Как явствует из сего прошения, главнейшим мотивом просьбы ольшанцев о перечислении в колонисты было то, что они встречали большое затруднение в бракосочетании своих детей с лицами их же нации из колонистов; односельцы же болгары почти все перероднились. Причина эта в действительности была не маловажною, и теперь еще она отчасти существует. Но и по уничтожении уже военных поселений, колонисты-болгары с ольшанцами-болгарами в браки все таки не вступают, вероятно, по отдаленности разстояниия между теми и другими (около 200 верст), а может быть и потому, что они под различными условиями жизни прожили такой длинный период времени. Были случаи за время военнаго поселения, что ольшанския болгарки охотно выходили в замужество за колонистов, чтобы сбавиться от казенных работ военных поселений; из колонисток же никто не выходил сюда в замужество, боясь военно-поселенщины. Следовательно, мотив, выраженный в пришении, был не единственною причиною, побуждавшею ольшанцев искать перечисления в колонисты: им вообще не в моготу было уже выносить на себе военнопоселенщину. Не жалея средств, они, как говорят, собрали и потеряли на это дело около 700 рублей. Но 1856 год был кануном уничтожения всех военных поселений, а потому в ходатайстве о перечислении в колонисты им было отказано, за предстоявшим в следующем же году расформироватем всех военных поселений.
На кануне упразднения своего военныя поселения казались столь благоустроенными и внешне усовершенствованными, что никто и не подумал бы об их уничтожении. Проезжая военными поселениями, бывало, удивляешься тем порядкам, устройствам и учреждениям, которыя существовали исключительно в одних только поселениях. Только вступив на территорию военных поселений, бывало, вы уже видите и чувствуете, что находитесь как бы в совершенно иной, благоустроенной стране. Дороги везде прямыя, широкия, нивеллированныя, с обеих сторон обрезанный глубокими, ровными бороздами; на каждой четверти версты с обеих сторон поставлены деревянные крашеные, или каменные выштукатуренные и побеленные столбы, а на каждой версте—особый большой верстовой столб, с обозначением цифрами числа пройденных верст от селения до селения. На срединном разстоянии между селениями устроены приюты для проезжих, с разведенным вокруг садом, или же целой плантации шелковицы, акации и других деревьев; в приюте найдете покойную меблированную комнату для проезжающих; для утоления жажды всегда почти имеется при нем колодезь или фонтан; все это содержится в образцовом порядке и чистоте и охраняется нарочнымь сторожем. На границах округов военных поселений, на дорогах стоят большия каменныя изящно отделанныя пирамиды с надписями в нишах, свидетельствующими об окончании территории одного округа и начале другаго. Все крутизны, встречающаяся на дорогах, срезаны и ^ обставлены барьерами; рытвины и ручьи перекрыты хорошими мостиками с деревянными, выкрашенными, или же каменными и кирпичными решетчатыми перилами, часто обсаженными аллеями деревьев. Вообще пути сообщения в военных поселениях находились в образцовом, щеголеватом виде.

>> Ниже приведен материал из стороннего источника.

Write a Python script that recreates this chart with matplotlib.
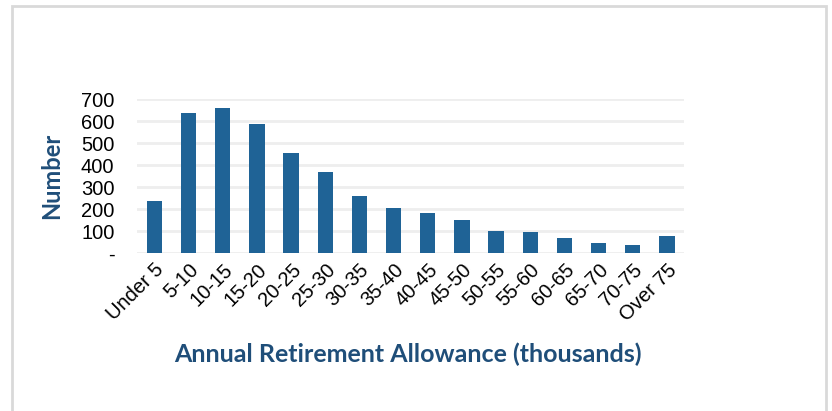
import matplotlib
matplotlib.use('Agg')
import matplotlib.pyplot as plt
from matplotlib.patches import Rectangle
import numpy as np

# Retirement allowance bands and counts
categories = ['Under 5', '5-10', '10-15', '15-20', '20-25', '25-30', '30-35', '35-40',
              '40-45', '45-50', '50-55', '55-60', '60-65', '65-70', '70-75', 'Over 75']
counts = [238, 636, 660, 588, 456, 368, 259, 206, 182, 151, 100, 97, 70, 47, 36, 77]
yticks = [0, 100, 200, 300, 400, 500, 600, 700]
ytick_labels = ['-', '100', '200', '300', '400', '500', '600', '700']

bar_color = '#1f6396'
title_color = '#1f4e79'

fig = plt.figure(figsize=(8.32, 4.11), dpi=100)
ax = fig.add_axes([137.3 / 832, 157.7 / 411, (684 - 137.3) / 832, (253.3 - 99.3) / 411])

x = np.arange(len(categories))
ax.bar(x, counts, width=0.45, color=bar_color, zorder=3)

ax.set_xlim(-0.5, len(categories) - 0.5)
ax.set_ylim(0, 700)
ax.set_yticks(yticks)
ax.set_yticklabels(ytick_labels, fontsize=14.5, family='Liberation Sans')
ax.set_xticks(x)
ax.set_xticklabels(categories, rotation=45, ha='right', rotation_mode='anchor',
                   fontsize=14.5, family='Liberation Sans')
ax.tick_params(axis='both', length=0)
ax.tick_params(axis='y', pad=16.5)
ax.tick_params(axis='x', pad=5)

ax.yaxis.grid(True, color='#eeeeee', linewidth=2, zorder=0)
for s in ax.spines.values():
    s.set_visible(False)

fig.text(52 / 832, 1 - 176 / 411, 'Number', rotation=90, ha='center', va='center',
         fontsize=17, fontweight='bold', color=title_color, family='Lato')
fig.text(408 / 832, 1 - 354 / 411, 'Annual Retirement Allowance (thousands)',
         ha='center', va='center', fontsize=18, fontweight='bold',
         color=title_color, family='Lato')

# light grey frame around the chart area
fig.patches.append(Rectangle((12 / 832, -0.05), 814 / 832, 1.05 - 6 / 411,
                             transform=fig.transFigure, fill=False,
                             edgecolor='#d9d9d9', linewidth=2, clip_on=False))

fig.savefig('out.png', dpi=100)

Не в худшем виде представлялась и хозяйственная сторона поселений. На необозримом пространстве наших, прежде диких степей бросались в глаза обширныя поля пшеницы и других разнородных хлебов. При въезде в каждое селение военных поселений вас приятно поражал громадный ток, или гумно, на котором сложена масса хлеба, выработаннаго руками поселян для потребностей военных поселений. Ток расположен в почтительном разстоянии от селения, обнесен дерновым валом с воротами и будкою; весь ток уставлен громадными скирдами разнороднаго хлеба, симметрически и красиво сложенными на небольших постаментах, возвышающихся над общим уровнем площади. Посреди тока стоит обширная клуня, где осенью (под контролем окружнаго командира, волостных и сельских начальников, а также целаго сонма вахмистров, карабинеров, десятников, членов токовых, лановых и проч.) производится проба урожая, а затем вымолотка зерна руками поселян, в последнее же время и при посредстве конных молотильных машин. Здесь при первой пробной вымолотке для определения качества урожая разных хлебов присутствовал в последнее время обязательно, как член окружнаго комитета, и старший окружной священник и участвовал в подписании составлявшагося по сему акта вместе с прочими членами, военными офицерами. Отсюда, из так называемаго в военном поселении казеннаго тока, этого кормильца военных поселений, шло продовольствие всех служащих в поселении лиц и постоянно находившихся на квартировании кавалерийских эскадронов улан и гусар; отсюда шел провиант для служащих и паек для вдов и сирот, фураж для казенных лошадей, отопление для квартир разных чинов и околот для покрыши и ремонта многочисленных казенных зданий. Отсюда же шло иногда и масло, выработанное из разных маслобойных семян для казенных красильных работ. Это была кладовая военных поселений, в которую свозились все продукты и результаты тяжелых полевых работ наших военных хлебопашцев.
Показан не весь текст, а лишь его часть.